Ce n’est que plus tard dans le rêve, et quelques jours écoulés que je repassai devant la boutique. Je tins à aller saluer le chocolatier en chef qui s’avéra être une chocolatière. Son visage ne m’était pas inconnu, d’ailleurs, quand elle me vit, elle me demanda si on ne s’était pas déjà rencontrées quelque part. Je lui racontais l’histoire des plaques de chocolat tombées sur le sol humide de la dernière fois et mon initiative, elle me remercia et avec bienveillance m’invita à entrer à nouveau dans sa cuisine, me montrant son savoir faire et me faisant goûter à ses merveilles. Elle me proposa même de travailler pour elle, si jamais je cherchais un emploi, puis m’invita à boire un thé dans son appartement avec son concubin, à quelques rues de son atelier.
Cette chocolaterie devint un lieu de prédilection et de sourires et cette femme une personne chère à mon cœur, je passais devant la boutique régulièrement dire bonjour jusqu’à y croiser Grand Fou par un de ces hasards. Il avait deux langue-de-chat, une dans chaque main et il m’en tendit une. La sienne était un peu différente de la mienne, d’ailleurs à la fin, ce n’était même plus un bout de gâteau, mais quelque chose en métal sans cesse en transformation je crois bien. Je croquais dans ma langue-de-chat pendant qu’on s’échangeait quelques mots.
- « Alors, parisienne pour de bon? »
- « Il est vrai qu’on se croise souvent, mais je fais encore les aller et retour. »
- « Eh bien, reste six mois! » fait-il dans une grande exclamation en écartant les bras.
- « Tu sais, on se croise tellement souvent qu’au final, c’est autant que si j’étais restée! »
- « Certes. »
- « Sauf qu’on ne profite pas de ce temps là.
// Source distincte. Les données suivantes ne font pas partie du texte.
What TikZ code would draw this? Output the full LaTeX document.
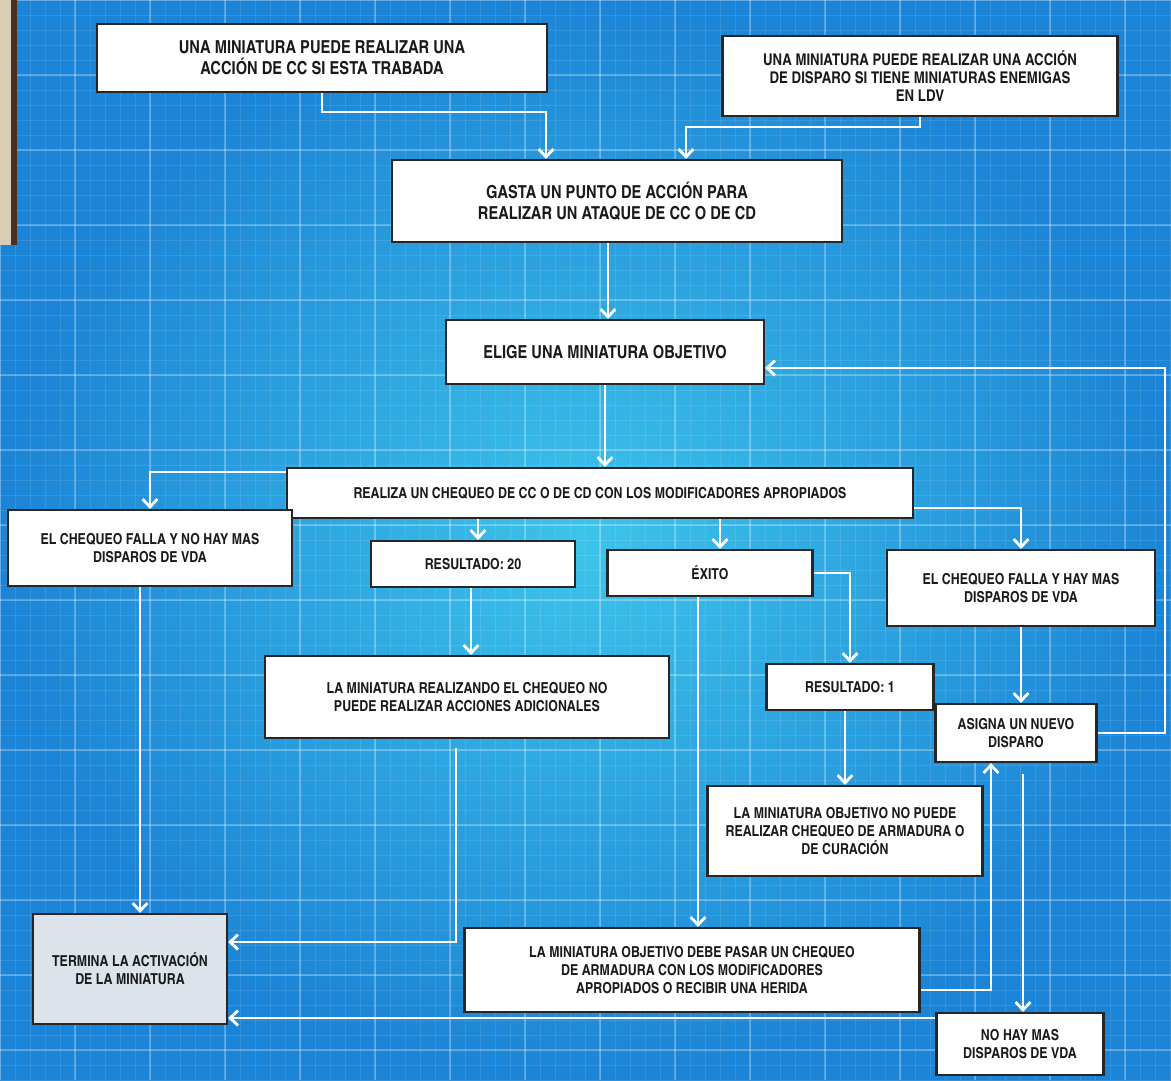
\documentclass[tikz,border=0pt]{standalone}
\usepackage{fontspec}
\setmainfont{texgyreheroscn-bold}[Extension=.otf]
\usetikzlibrary{arrows.meta}

\definecolor{bpEdge}{HTML}{1C84D6}
\definecolor{bpCentre}{HTML}{3DC4EA}
\definecolor{termFill}{HTML}{DDE3EA}
\definecolor{inkText}{HTML}{1A1A1A}
\definecolor{deskTan}{HTML}{D9CDB8}
\definecolor{deskDark}{HTML}{4A2F24}

\begin{document}
\begin{tikzpicture}[
    x=0.02cm, y=-0.02cm,
    every node/.style={font=\fontsize{8.6}{10.2}\selectfont, text=inkText},
    bigtxt/.style={font=\fontsize{10.2}{11.8}\selectfont},
    midtxt/.style={font=\fontsize{9.2}{10.2}\selectfont},
    rulebox/.style={draw=black!85, fill=white, line width=1.2pt, align=center, inner sep=2pt},
    sz/.style 2 args={minimum width=#1*0.02cm, minimum height=#2*0.02cm},
    flow/.style={draw=white, line width=1.6pt, -{Straight Barb[length=4.5pt,width=8.5pt]}},
]

% === Blueprint sheet ===
\useasboundingbox (0,0) rectangle (1171,1080);
\shade[inner color=bpCentre, outer color=bpEdge] (0,0) rectangle (1171,1080);
\foreach \gx in {0,15,...,1170} {
    \draw[white, opacity=0.10, line width=0.4pt] (\gx,0) -- (\gx,1080);
}
\foreach \gy in {0,15,...,1080} {
    \draw[white, opacity=0.10, line width=0.4pt] (0,\gy) -- (1171,\gy);
}
\foreach \gx in {0,75,...,1170} {
    \draw[white, opacity=0.25, line width=0.8pt] (\gx,0) -- (\gx,1080);
}
\foreach \gy in {0,75,...,1080} {
    \draw[white, opacity=0.25, line width=0.8pt] (0,\gy) -- (1171,\gy);
}
% desk edge on the left
\fill[deskTan] (0,0) rectangle (11,245);
\fill[deskDark] (11,0) rectangle (17,245);

% === Boxes ===
\node[rulebox, bigtxt, sz={450}{68}] (miniCC) at (322,58)
    {UNA MINIATURA PUEDE REALIZAR UNA\\ACCIÓN DE CC SI ESTA TRABADA};
\node[rulebox, midtxt, sz={395}{80}] (miniCD) at (920,76)
    {UNA MINIATURA PUEDE REALIZAR UNA ACCIÓN\\DE DISPARO SI TIENE MINIATURAS ENEMIGAS\\EN LDV};
\node[rulebox, bigtxt, sz={450}{82}] (gasta) at (617,201)
    {GASTA UN PUNTO DE ACCIÓN PARA\\REALIZAR UN ATAQUE DE CC O DE CD};
\node[rulebox, bigtxt, sz={318}{64}] (elige) at (605,352)
    {ELIGE UNA MINIATURA OBJETIVO};
\node[rulebox, sz={626}{50}] (chequeo) at (600,493)
    {REALIZA UN CHEQUEO DE CC O DE CD CON LOS MODIFICADORES APROPIADOS};
\node[rulebox, sz={284}{76}] (fallaNo) at (150,548)
    {EL CHEQUEO FALLA Y NO HAY MAS\\DISPAROS DE VDA};
\node[rulebox, sz={204}{46}] (res20) at (473,564) {RESULTADO: 20};
\node[rulebox, sz={205}{46}] (exito) at (710,573) {ÉXITO};
\node[rulebox, sz={268}{76}] (fallaSi) at (1021,588)
    {EL CHEQUEO FALLA Y HAY MAS\\DISPAROS DE VDA};
\node[rulebox, sz={404}{82}] (sinAcc) at (467,697)
    {LA MINIATURA REALIZANDO EL CHEQUEO NO\\PUEDE REALIZAR ACCIONES ADICIONALES};
\node[rulebox, sz={167}{46}] (res1) at (850,687) {RESULTADO: 1};
\node[rulebox, sz={161}{58}] (asigna) at (1016,733)
    {ASIGNA UN NUEVO\\DISPARO};
\node[rulebox, sz={275}{90}] (noArm) at (845,831)
    {LA MINIATURA OBJETIVO NO PUEDE\\REALIZAR CHEQUEO DE ARMADURA O\\DE CURACIÓN};
\node[rulebox, fill=termFill, sz={194}{110}] (termina) at (130,969)
    {TERMINA LA ACTIVACIÓN\\DE LA MINIATURA};
\node[rulebox, sz={455}{84}] (armadura) at (692,970)
    {LA MINIATURA OBJETIVO DEBE PASAR UN CHEQUEO\\DE ARMADURA CON LOS MODIFICADORES\\APROPIADOS O RECIBIR UNA HERIDA};
\node[rulebox, sz={167}{62}] (noMas) at (1020,1044)
    {NO HAY MAS\\DISPAROS DE VDA};

% === Bend points and drop lines ===
\coordinate (bCC) at (546,112);
\coordinate (bCD) at (686,127);
\coordinate (xGE) at (608,0);
\coordinate (bLoop) at (1165,368);
\coordinate (bFn) at (148,472);
\coordinate (x20) at (478,0);
\coordinate (xEx) at (720,0);
\coordinate (bFs) at (1021,508);
\coordinate (xFn) at (140,0);
\coordinate (x20b) at (471,0);
\coordinate (bSa) at (456,942);
\coordinate (xExb) at (698,0);
\coordinate (xR1) at (845,0);
\coordinate (bAr) at (991,990);
\coordinate (xNm) at (1023,0);
\coordinate (bNm) at (0,1018);

% === Connectors ===
\draw[flow] (miniCC.south) |- (bCC) -- (bCC |- gasta.north);
\draw[flow] (miniCD.south) |- (bCD) -- (bCD |- gasta.north);
\draw[flow] (xGE |- gasta.south) -- (xGE |- elige.north);
\draw[flow] (asigna.east) -| (bLoop) -- (bLoop -| elige.east);
\draw[flow] (elige.south) -- (elige.south |- chequeo.north);

\draw[flow] (bFn -| chequeo.west) -| (fallaNo.north);
\draw[flow] (x20 |- chequeo.south) -- (x20 |- res20.north);
\draw[flow] (xEx |- chequeo.south) -- (xEx |- exito.north);
\draw[flow] (bFs -| chequeo.east) -| (fallaSi.north);

\draw[flow] (xFn |- fallaNo.south) -- (xFn |- termina.north);
\draw[flow] (x20b |- res20.south) -- (x20b |- sinAcc.north);
\draw[flow] ([yshift=-5pt]bSa |- sinAcc.south) -- (bSa) -- (bSa -| termina.east);
\draw[flow] (xExb |- exito.south) -- (xExb |- armadura.north);
\draw[flow] (exito.east) -| (res1.north);
\draw[flow] (xR1 |- res1.south) -- (xR1 |- noArm.north);
\draw[flow] (fallaSi.south) -- (fallaSi.south |- asigna.north);

\draw[flow] (bAr -| armadura.east) -- (bAr) -- (bAr |- asigna.south);
\draw[flow] ([yshift=-6pt]xNm |- asigna.south) -- (xNm |- noMas.north);
\draw[flow] (bNm -| noMas.west) -- (bNm -| termina.east);

\end{tikzpicture}
\end{document}
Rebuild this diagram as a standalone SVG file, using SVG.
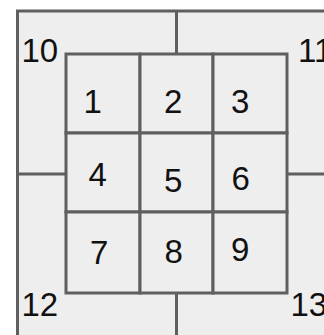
<svg xmlns="http://www.w3.org/2000/svg" width="324" height="335" viewBox="0 0 324 335">
<style>
.ln{fill:none;stroke:#5f5f5f;stroke-width:3}
.cell{fill:#eeeeee;stroke:#5f5f5f;stroke-width:3}
.t{font-family:"Liberation Sans",Arial,sans-serif;font-size:33px;fill:#111}
</style>
<rect x="0" y="0" width="324" height="335" fill="#ffffff"/>
<g id="outer">
<rect x="17.5" y="11" width="320" height="340" fill="#eeeeee"/>
<path class="ln" d="M17.5,340 V11 H330"/>
</g>
<g id="dividers">
<path class="ln" d="M176.5,11 V54 M176.5,293 V340 M17.5,174 H66 M287,174 H330"/>
</g>
<g id="n10"><text class="t" x="21.5" y="62">10</text></g>
<g id="n11"><text class="t" x="298" y="62">11</text></g>
<g id="n12"><text class="t" x="21.5" y="316">12</text></g>
<g id="n13"><text class="t" x="290.5" y="316">13</text></g>
<g id="n1"><rect class="cell" x="66" y="54" width="74" height="79"/><text class="t" x="83.5" y="113">1</text></g>
<g id="n2"><rect class="cell" x="140" y="54" width="73" height="79"/><text class="t" x="164" y="113">2</text></g>
<g id="n3"><rect class="cell" x="213" y="54" width="74" height="79"/><text class="t" x="231" y="113">3</text></g>
<g id="n4"><rect class="cell" x="66" y="133" width="74" height="79"/><text class="t" x="88.5" y="186">4</text></g>
<g id="n5"><rect class="cell" x="140" y="133" width="73" height="79"/><text class="t" x="164" y="192">5</text></g>
<g id="n6"><rect class="cell" x="213" y="133" width="74" height="79"/><text class="t" x="231.5" y="190">6</text></g>
<g id="n7"><rect class="cell" x="66" y="212" width="74" height="81"/><text class="t" x="90" y="264">7</text></g>
<g id="n8"><rect class="cell" x="140" y="212" width="73" height="81"/><text class="t" x="164.5" y="263">8</text></g>
<g id="n9"><rect class="cell" x="213" y="212" width="74" height="81"/><text class="t" x="231" y="261">9</text></g>
</svg>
Lorsqu’on se voit, c’est comme si ça n’existait pas. »
Ca le fait sourire, il a le regard qui sait de quoi je parle et qui acquiesce à demi-mots mais je n’ai pas fini de m’exprimer alors en me rapprochant de son visage dans un grand élan de courage je m’agrippe à sa veste pour donner du sens à ma phrase :
- « Alors, ce serait bien que les prochaines fois on saisisse réellement les chances de se rencontrer pour se parler mais pas pour ne rien dire, qu’on soit présents lorsque vient le moment, vraiment, d‘accord ? »
- « D’accord. »
Je sursaute à nouveau avec la sonnerie du réveil.